In regards, to the date time of the services. The meridian information showed that PM services often had more delays, typically, peak times are when there more delays. The yearly information also aligned with logic where 2020 and 2021 showed a reduced service and not as much total delays, however 2021 was the worst performing from an `average minutes delay per service` point of view.


# Conclusion

From these plots we can see that as the total number of services increases as the total delay increases - which is what we would expect! 

Apart from this general trend, we use the categorical information along with the datestamp to be able to predict the `total_delay`. This would be mean this project would involve a regression model to determine the delay in minutes. 

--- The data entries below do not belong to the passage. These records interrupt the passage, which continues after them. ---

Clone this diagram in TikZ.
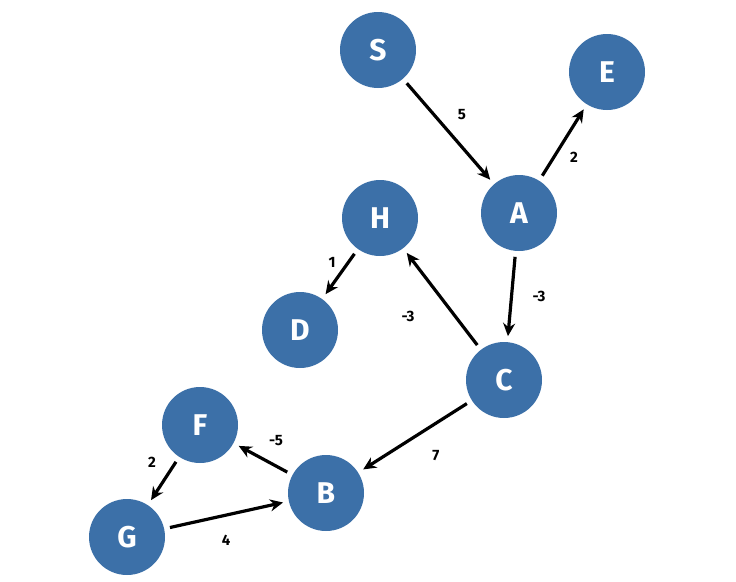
\documentclass[tikz,border=0pt]{standalone}
\usepackage{fontspec}
\setmainfont{Fira Sans}
\usetikzlibrary{arrows.meta}
\definecolor{nodeblue}{HTML}{3C70A8}
\begin{document}
\begin{tikzpicture}[x=1pt,y=-1pt,
  vert/.style={circle,fill=nodeblue,minimum size=76pt,inner sep=0pt,outer sep=6pt,text=white,font=\fontsize{30}{30}\bfseries},
  edge/.style={-{Stealth[length=13pt,width=12pt]},line width=3.2pt,black},
  wlabel/.style={font=\fontsize{15}{15}\bfseries,text=black}]
\useasboundingbox (0,0) rectangle (736,581);
\node[vert] (S) at (378,50) {S};
\node[vert] (E) at (607,72) {E};
\node[vert] (A) at (519,213) {A};
\node[vert] (H) at (380,218) {H};
\node[vert] (D) at (300,330) {D};
\node[vert] (C) at (504,380) {C};
\node[vert] (F) at (200,425) {F};
\node[vert] (B) at (326,493) {B};
\node[vert] (G) at (127,537) {G};
\draw[edge] (S) -- (A);
\draw[edge] (A) -- (E);
\draw[edge] (A) -- (C);
\draw[edge] (C) -- (H);
\draw[edge] (H) -- (D);
\draw[edge] (C) -- (B);
\draw[edge] (B) -- (F);
\draw[edge] (F) -- (G);
\draw[edge] (G) -- (B);
\node[wlabel] (l1) at (462,115) {5};
\node[wlabel] (l2) at (574,157) {2};
\node[wlabel] (l3) at (539,296) {-3};
\node[wlabel] (l4) at (408,316) {-3};
\node[wlabel] (l5) at (332,262) {1};
\node[wlabel] (l6) at (436,456) {7};
\node[wlabel] (l7) at (276,441) {-5};
\node[wlabel] (l8) at (152,462) {2};
\node[wlabel] (l9) at (226,540) {4};
\end{tikzpicture}
\end{document}
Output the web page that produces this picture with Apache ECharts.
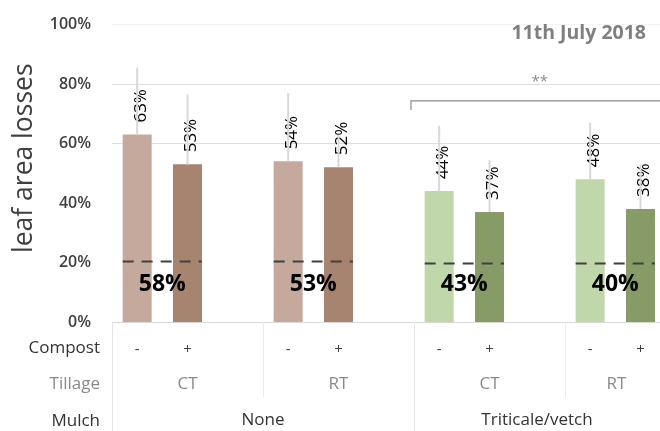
<!DOCTYPE html>
<html>
<head>
<meta charset="utf-8">
<script src="https://cdn.jsdelivr.net/npm/echarts@6/dist/echarts.min.js"></script>
<style>
  html, body { margin: 0; padding: 0; background: #fff; overflow: hidden; }
  /* the last spacer slot runs past the right edge of the window */
  #chart { width: 716px; height: 431px; }
</style>
</head>
<body>
<div id="chart"></div>
<script>
// Slots along the x axis: two bars per tillage group plus one spacer slot
const compost = ['-', '+', '', '-', '+', '', '-', '+', '', '-', '+', ''];
const tillage = ['CT', 'RT', 'CT', 'RT'];
const mulch = ['None', 'Triticale/vetch'];

// Leaf area losses (%) per slot, with the top of each error whisker
const losses = [63, 53, null, 54, 52, null, 44, 37, null, 48, 38, null];
const errorTop = [85.5, 76.5, null, 77, 63, null, 66, 54.5, null, 67, 53, null];
const barColors = ['#c4a99c', '#a6846f', null, '#c4a99c', '#a6846f', null,
                   '#c0d6ab', '#869b65', null, '#c0d6ab', '#869b65', null];

// Per tillage group: dashed reference level and the group summary text
const refLevel = [20.3, 20.3, 19.7, 19.7];
const groupText = ['58%', '53%', '43%', '40%'];
const groupTextLevel = 12.5;

// Significance bracket over the mulched plots
const bracketSlots = [6, 11];
const bracketLevels = [74.3, 71.3];
const sigText = '**';
const sigSlot = 8;
const sigLevel = 80.6;

const yTicks = [0, 20, 40, 60, 80, 100];
const rowHeaders = ['Compost', 'Tillage', 'Mulch'];

const FONT = '"Open Sans", sans-serif';
const BAR_W = 29;
const VIEW_W = 660;   // visible width of the page
const SLOTS_PER_MULCH = compost.length / mulch.length;

const chart = echarts.init(document.getElementById('chart'));
const hidden = chart.getWidth() - VIEW_W;

const barData = losses.map((v, i) => v == null ? null : {
  value: v,
  itemStyle: { color: barColors[i] }
});

const errData = [];
losses.forEach((v, i) => { if (v != null) errData.push([i, v, errorTop[i]]); });

const groupData = refLevel.map((lv, g) => [g, lv, groupTextLevel]);
const mulchData = mulch.map((m, i) => [i * SLOTS_PER_MULCH]);

chart.setOption({
  animation: false,
  title: {
    text: '11th July 2018',
    right: 9 + hidden,
    top: 18,
    textStyle: { fontFamily: FONT, fontSize: 19.5, fontWeight: 'bold', color: '#7f7f7f' }
  },
  grid: { left: 112, right: 0, top: 24.5, bottom: 109 },
  xAxis: [
    {
      type: 'category', data: compost, position: 'bottom',
      axisLine: { show: true, lineStyle: { color: '#d9d9d9', width: 1 } },
      axisTick: { show: false },
      axisLabel: { interval: 0, margin: 20, fontFamily: FONT, fontSize: 15, color: '#404040' }
    },
    {
      type: 'category', data: tillage, position: 'bottom',
      axisLine: { show: false },
      axisTick: { show: true, length: 75, lineStyle: { color: '#ebebeb' } },
      axisLabel: {
        interval: 0, margin: 54, fontFamily: FONT, fontSize: 17, color: '#8a8a8a',
        // the last group is cut by the right edge: centre its label on the visible part
        formatter: (v, i) => i === tillage.length - 1 ? '{s|' + v + '}' : v,
        rich: { s: { fontFamily: FONT, fontSize: 17, color: '#8a8a8a', padding: [0, 48, 0, 0] } }
      }
    },
    {
      type: 'category', data: mulch, position: 'bottom',
      axisLine: { show: false },
      axisTick: { show: true, length: 112, lineStyle: { color: '#e6e6e6' } },
      axisLabel: { show: false }
    }
  ],
  yAxis: {
    type: 'value', min: yTicks[0], max: yTicks[yTicks.length - 1], interval: 20,
    name: 'leaf area losses', nameLocation: 'middle', nameGap: 74,
    nameTextStyle: { fontFamily: FONT, fontSize: 26.5, color: '#404040', padding: [0, 0, 0, 30] },
    axisLine: { show: false }, axisTick: { show: false },
    axisLabel: { margin: 21, fontFamily: FONT, fontSize: 16, fontWeight: 600, color: '#404040', formatter: '{value}%' },
    splitLine: { show: true, lineStyle: { color: ['rgba(0,0,0,0)', 'rgba(0,0,0,0)', 'rgba(0,0,0,0)', '#dedede', '#dedede', '#f3f3f3'], width: 1 } }
  },
  series: [
    {
      type: 'bar', xAxisIndex: 0, data: barData, barWidth: BAR_W, z: 2,
      label: {
        show: true, position: 'top', distance: 12, rotate: 90,
        align: 'left', verticalAlign: 'middle', offset: [0, 4],
        fontFamily: FONT, fontSize: 17, fontWeight: 500, color: '#000',
        formatter: p => p.value + '%'
      }
    },
    {
      // error whiskers above each bar
      type: 'custom', xAxisIndex: 0, data: errData, z: 3,
      renderItem: (params, api) => {
        const a = api.coord([api.value(0), api.value(1)]);
        const b = api.coord([api.value(0), api.value(2)]);
        return { type: 'line', shape: { x1: a[0], y1: a[1], x2: b[0], y2: b[1] },
                 style: { stroke: '#d9d9d9', lineWidth: 2 } };
      }
    },
    {
      // dashed reference line and group summary per tillage group
      type: 'custom', xAxisIndex: 0, data: groupData, z: 4,
      renderItem: (params, api) => {
        const g = api.value(0);
        const l = api.coord([g * 3, api.value(1)]);
        const r = api.coord([g * 3 + 1, api.value(1)]);
        const t = api.coord([g * 3, api.value(2)]);
        const half = BAR_W / 2;
        return {
          type: 'group',
          children: [
            { type: 'line', shape: { x1: l[0] - half, y1: l[1], x2: r[0] + half, y2: r[1] },
              style: { stroke: '#404040', lineWidth: 2, lineDash: [11, 8] } },
            { type: 'text', x: (l[0] + r[0]) / 2, y: t[1],
              style: { text: groupText[g], fontFamily: FONT, fontSize: 23, fontWeight: 'bold',
                       fill: '#000', align: 'center', verticalAlign: 'middle' } }
          ]
        };
      }
    },
    {
      // mulch row labels, centred on the visible span of each mulch block
      type: 'custom', xAxisIndex: 0, data: mulchData, z: 4, clip: false,
      renderItem: (params, api) => {
        const band = api.size([1, 0])[0];
        const p = api.coord([api.value(0), 0]);
        const left = p[0] - band / 2;
        const right = Math.min(left + SLOTS_PER_MULCH * band, VIEW_W);
        return {
          type: 'text', x: (left + right) / 2, y: p[1] + 98,
          style: { text: mulch[params.dataIndex], fontFamily: FONT, fontSize: 17, fill: '#333',
                   align: 'center', verticalAlign: 'middle' }
        };
      }
    },
    {
      // significance bracket
      type: 'custom', xAxisIndex: 0, data: [[bracketSlots[0], bracketSlots[1]]], z: 4,
      clip: false,
      renderItem: (params, api) => {
        const band = api.size([1, 0])[0];
        const x0 = api.coord([bracketSlots[0], bracketLevels[0]])[0] - band / 2 - 3;
        const x1 = api.coord([bracketSlots[1], bracketLevels[0]])[0] + band / 2;
        const yTop = api.coord([bracketSlots[0], bracketLevels[0]])[1];
        const yDrop = api.coord([bracketSlots[0], bracketLevels[1]])[1];
        const s = api.coord([sigSlot, sigLevel]);
        return {
          type: 'group',
          children: [
            { type: 'polyline', shape: { points: [[x0, yDrop], [x0, yTop], [x1, yTop]] },
              style: { stroke: '#8c8c8c', lineWidth: 1.2, fill: null } },
            { type: 'text', x: s[0], y: s[1],
              style: { text: sigText, fontFamily: FONT, fontSize: 15, fill: '#8c8c8c',
                       align: 'center', verticalAlign: 'middle' } }
          ]
        };
      }
    }
  ],
  graphic: rowHeaders.map((t, i) => ({
    type: 'text', right: 560 + hidden, top: [340, 376, 413][i],
    style: { text: t, fontFamily: FONT, fontSize: 17, fill: i === 1 ? '#8a8a8a' : '#333' }
  }))
});
</script>
</body>
</html>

**However**, a more useful model would be able to predict a **delay before it occurs** - the exact total delay in minutes is not relevant. We would bucket the delays in minutes so that there 3 categories [`<2`, `<10`, `>11`]. A delay of `>11` would be considered a major problem. *n.b. these are arbitrary values, exact buckets should be coordinated with Toronto Subway*.

Thus, this task would be beneficial if we produced a classification model.

During production, we would be able to classify which journey is likely to face issues. Having a model that has a *high recall* for the `>11` class because if we classify this category incorrectly in the lower classes it would result in unexpected delays - we would rather have predicted a greater delay but in reality a reduced delay occurred.

Having this model would not allow us to take measures to prevent them from occurring in the first place as we do not have the delay `code`. 


If we wanted to want to prevent trains from being delayed we would change this into a classification problem (and remove the delay in minutes field - due to target leakage). As the number of codes are much larger this model may not accurately be able to predict the specific codes as there is a class in-balance. I would suggest reducing the codes or increasing the data used for training.